» What you are asked to do
Data follows below. Repeat exactly the lines between the line holding "Convert this chart to Plotly code." and the line holding "fig = go.Figure()", inclusive, and nothing more; drop pictures.

(Collected data entries)
■ ■ ■ ■

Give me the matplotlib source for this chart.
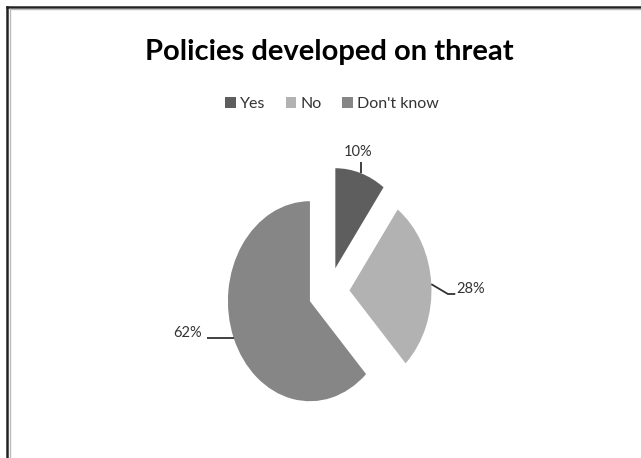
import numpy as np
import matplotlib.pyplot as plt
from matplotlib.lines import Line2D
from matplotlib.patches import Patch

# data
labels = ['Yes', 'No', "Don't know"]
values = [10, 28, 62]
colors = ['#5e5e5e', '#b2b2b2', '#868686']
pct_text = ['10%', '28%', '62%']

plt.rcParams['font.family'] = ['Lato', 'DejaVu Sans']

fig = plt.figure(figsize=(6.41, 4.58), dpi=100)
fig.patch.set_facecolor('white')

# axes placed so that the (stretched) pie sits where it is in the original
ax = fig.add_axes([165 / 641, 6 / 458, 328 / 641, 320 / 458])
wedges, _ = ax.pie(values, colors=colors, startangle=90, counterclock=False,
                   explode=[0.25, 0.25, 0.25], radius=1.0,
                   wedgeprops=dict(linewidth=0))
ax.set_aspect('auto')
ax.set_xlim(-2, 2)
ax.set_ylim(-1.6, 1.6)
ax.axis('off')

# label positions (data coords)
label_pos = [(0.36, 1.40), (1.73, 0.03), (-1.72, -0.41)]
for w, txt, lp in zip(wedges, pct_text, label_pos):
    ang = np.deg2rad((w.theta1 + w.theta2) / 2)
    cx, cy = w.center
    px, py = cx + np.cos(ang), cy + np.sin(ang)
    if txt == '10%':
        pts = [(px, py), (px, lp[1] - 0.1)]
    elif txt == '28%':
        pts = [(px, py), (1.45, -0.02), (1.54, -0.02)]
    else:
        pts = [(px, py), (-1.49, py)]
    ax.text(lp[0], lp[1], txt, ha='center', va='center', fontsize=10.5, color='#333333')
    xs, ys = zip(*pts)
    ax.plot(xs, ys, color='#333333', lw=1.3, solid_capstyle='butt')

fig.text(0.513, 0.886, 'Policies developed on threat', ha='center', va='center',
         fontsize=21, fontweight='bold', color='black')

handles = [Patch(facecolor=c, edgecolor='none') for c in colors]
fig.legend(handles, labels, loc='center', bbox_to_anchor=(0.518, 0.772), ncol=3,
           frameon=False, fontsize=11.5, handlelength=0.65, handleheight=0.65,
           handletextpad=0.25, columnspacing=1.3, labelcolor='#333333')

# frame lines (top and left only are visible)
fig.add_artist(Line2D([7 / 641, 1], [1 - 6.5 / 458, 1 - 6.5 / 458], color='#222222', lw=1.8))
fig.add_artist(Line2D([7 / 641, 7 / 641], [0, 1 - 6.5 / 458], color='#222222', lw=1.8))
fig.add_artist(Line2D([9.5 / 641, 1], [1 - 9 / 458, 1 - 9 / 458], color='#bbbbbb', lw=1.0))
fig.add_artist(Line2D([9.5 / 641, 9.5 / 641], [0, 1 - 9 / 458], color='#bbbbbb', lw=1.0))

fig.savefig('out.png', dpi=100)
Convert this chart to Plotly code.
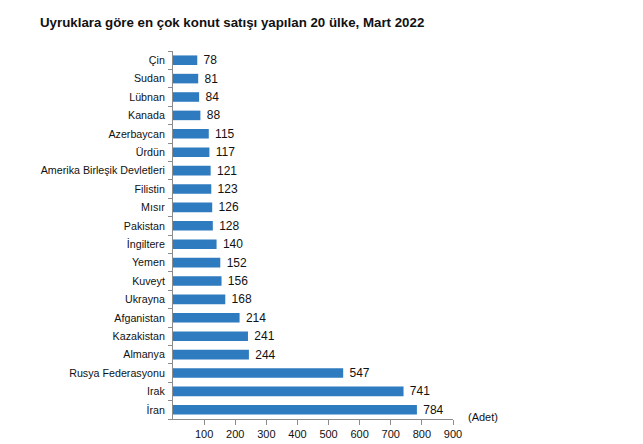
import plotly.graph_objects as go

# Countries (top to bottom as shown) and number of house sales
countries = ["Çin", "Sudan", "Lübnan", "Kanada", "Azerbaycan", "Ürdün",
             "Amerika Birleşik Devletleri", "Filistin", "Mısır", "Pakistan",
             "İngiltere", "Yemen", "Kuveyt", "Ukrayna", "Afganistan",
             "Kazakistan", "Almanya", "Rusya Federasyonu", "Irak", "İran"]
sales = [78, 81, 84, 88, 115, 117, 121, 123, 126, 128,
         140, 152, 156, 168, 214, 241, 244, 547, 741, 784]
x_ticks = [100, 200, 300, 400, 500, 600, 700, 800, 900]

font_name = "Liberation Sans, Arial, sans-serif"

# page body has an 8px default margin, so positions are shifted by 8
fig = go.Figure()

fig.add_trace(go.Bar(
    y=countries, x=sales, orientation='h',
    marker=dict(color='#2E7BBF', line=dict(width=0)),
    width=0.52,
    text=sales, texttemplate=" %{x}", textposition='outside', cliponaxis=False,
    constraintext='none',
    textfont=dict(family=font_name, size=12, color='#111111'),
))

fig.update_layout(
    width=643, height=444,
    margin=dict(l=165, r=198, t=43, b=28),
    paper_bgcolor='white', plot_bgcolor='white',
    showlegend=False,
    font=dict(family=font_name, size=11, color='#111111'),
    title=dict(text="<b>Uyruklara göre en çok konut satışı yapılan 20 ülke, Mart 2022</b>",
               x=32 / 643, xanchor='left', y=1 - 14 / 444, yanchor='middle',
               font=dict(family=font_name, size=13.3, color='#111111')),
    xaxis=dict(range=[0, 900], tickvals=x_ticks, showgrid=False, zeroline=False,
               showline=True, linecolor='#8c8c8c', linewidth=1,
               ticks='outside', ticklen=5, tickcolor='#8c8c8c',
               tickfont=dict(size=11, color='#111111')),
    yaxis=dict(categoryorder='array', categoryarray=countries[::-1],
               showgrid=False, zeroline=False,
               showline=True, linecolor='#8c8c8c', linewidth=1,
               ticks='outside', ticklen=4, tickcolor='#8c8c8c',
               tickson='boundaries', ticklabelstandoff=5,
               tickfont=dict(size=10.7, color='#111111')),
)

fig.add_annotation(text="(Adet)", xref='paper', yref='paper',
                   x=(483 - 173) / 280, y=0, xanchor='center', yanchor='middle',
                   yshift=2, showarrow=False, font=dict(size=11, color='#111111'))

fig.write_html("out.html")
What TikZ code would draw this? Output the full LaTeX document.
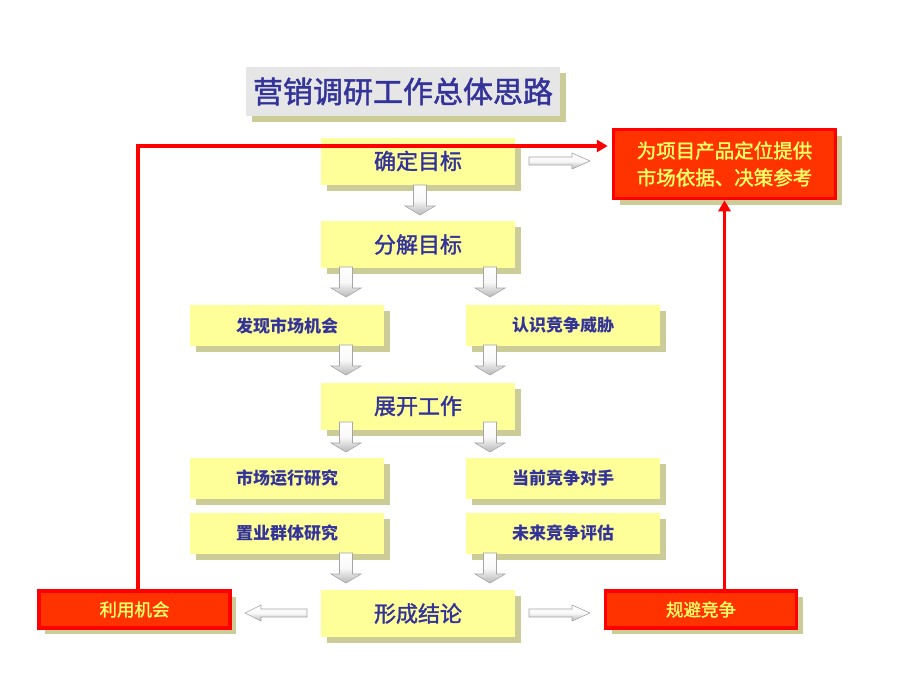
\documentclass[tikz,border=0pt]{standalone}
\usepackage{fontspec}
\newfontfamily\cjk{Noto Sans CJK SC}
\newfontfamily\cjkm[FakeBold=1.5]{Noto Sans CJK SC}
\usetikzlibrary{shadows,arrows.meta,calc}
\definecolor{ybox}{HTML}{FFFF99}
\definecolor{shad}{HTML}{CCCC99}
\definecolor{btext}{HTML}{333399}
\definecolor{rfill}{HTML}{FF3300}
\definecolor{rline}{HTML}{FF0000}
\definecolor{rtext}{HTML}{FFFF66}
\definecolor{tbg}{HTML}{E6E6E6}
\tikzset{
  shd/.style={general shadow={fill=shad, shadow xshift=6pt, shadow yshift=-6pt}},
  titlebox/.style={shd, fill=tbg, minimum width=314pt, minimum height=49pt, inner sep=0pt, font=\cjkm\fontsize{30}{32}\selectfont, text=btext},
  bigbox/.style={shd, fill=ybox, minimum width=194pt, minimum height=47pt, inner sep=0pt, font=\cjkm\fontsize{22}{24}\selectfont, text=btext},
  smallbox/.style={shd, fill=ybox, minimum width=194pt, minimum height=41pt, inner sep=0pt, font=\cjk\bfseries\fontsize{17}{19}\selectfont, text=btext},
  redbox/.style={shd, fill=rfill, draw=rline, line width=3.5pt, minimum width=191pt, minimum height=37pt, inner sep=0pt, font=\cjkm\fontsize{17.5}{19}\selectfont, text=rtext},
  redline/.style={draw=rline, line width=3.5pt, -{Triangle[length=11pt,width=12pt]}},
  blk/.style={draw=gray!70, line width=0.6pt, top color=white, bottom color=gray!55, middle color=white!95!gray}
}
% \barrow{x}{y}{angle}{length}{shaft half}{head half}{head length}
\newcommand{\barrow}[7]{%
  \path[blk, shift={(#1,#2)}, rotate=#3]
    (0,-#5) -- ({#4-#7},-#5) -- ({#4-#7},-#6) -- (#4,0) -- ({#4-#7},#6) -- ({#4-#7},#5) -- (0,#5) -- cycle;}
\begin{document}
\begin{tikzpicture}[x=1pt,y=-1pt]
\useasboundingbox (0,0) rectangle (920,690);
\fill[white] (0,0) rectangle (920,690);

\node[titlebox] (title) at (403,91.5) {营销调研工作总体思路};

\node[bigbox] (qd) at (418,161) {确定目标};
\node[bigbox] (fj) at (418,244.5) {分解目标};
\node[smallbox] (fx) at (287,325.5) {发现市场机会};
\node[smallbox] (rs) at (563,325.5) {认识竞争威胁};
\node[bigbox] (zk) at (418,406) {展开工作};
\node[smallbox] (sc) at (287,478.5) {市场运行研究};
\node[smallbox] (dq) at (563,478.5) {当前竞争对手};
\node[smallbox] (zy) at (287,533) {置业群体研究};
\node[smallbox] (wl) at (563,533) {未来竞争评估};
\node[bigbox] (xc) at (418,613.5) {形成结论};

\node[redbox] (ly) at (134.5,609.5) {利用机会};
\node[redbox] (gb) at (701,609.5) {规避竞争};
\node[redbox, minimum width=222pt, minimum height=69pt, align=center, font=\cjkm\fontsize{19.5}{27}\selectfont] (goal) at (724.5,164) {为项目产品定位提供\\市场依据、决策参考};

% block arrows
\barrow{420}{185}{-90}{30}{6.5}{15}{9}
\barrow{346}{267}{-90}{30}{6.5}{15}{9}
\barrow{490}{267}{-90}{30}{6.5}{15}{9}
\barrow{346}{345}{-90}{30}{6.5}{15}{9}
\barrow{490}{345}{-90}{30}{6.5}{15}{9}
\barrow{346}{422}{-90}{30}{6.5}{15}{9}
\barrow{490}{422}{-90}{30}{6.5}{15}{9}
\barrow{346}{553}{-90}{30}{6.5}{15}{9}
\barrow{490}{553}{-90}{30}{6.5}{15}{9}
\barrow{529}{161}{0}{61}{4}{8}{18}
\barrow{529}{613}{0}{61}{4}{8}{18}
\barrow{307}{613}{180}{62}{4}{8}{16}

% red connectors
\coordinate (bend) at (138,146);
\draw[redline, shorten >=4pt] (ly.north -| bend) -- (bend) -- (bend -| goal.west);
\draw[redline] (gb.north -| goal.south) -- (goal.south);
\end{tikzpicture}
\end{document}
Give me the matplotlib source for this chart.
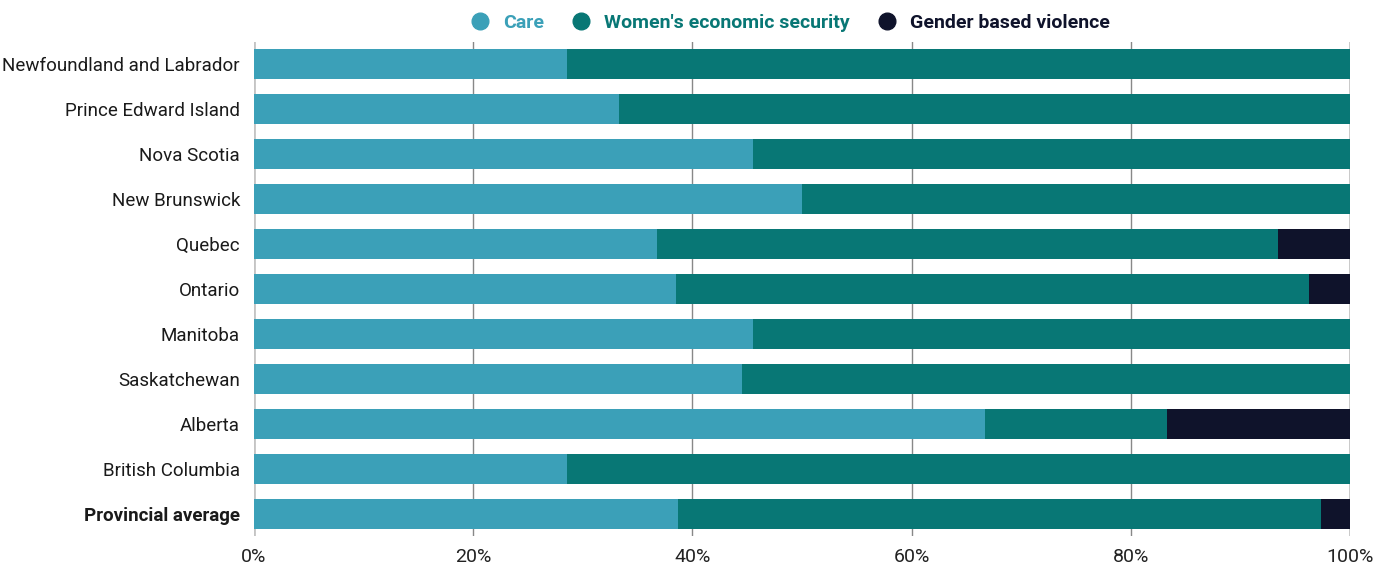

■ ■ ■ ■

» Finished task
Convert this chart to Plotly code.
import plotly.graph_objects as go

# Countries (top to bottom as shown) and number of house sales
countries = ["Çin", "Sudan", "Lübnan", "Kanada", "Azerbaycan", "Ürdün",
             "Amerika Birleşik Devletleri", "Filistin", "Mısır", "Pakistan",
             "İngiltere", "Yemen", "Kuveyt", "Ukrayna", "Afganistan",
             "Kazakistan", "Almanya", "Rusya Federasyonu", "Irak", "İran"]
sales = [78, 81, 84, 88, 115, 117, 121, 123, 126, 128,
         140, 152, 156, 168, 214, 241, 244, 547, 741, 784]
x_ticks = [100, 200, 300, 400, 500, 600, 700, 800, 900]

font_name = "Liberation Sans, Arial, sans-serif"

# page body has an 8px default margin, so positions are shifted by 8
fig = go.Figure()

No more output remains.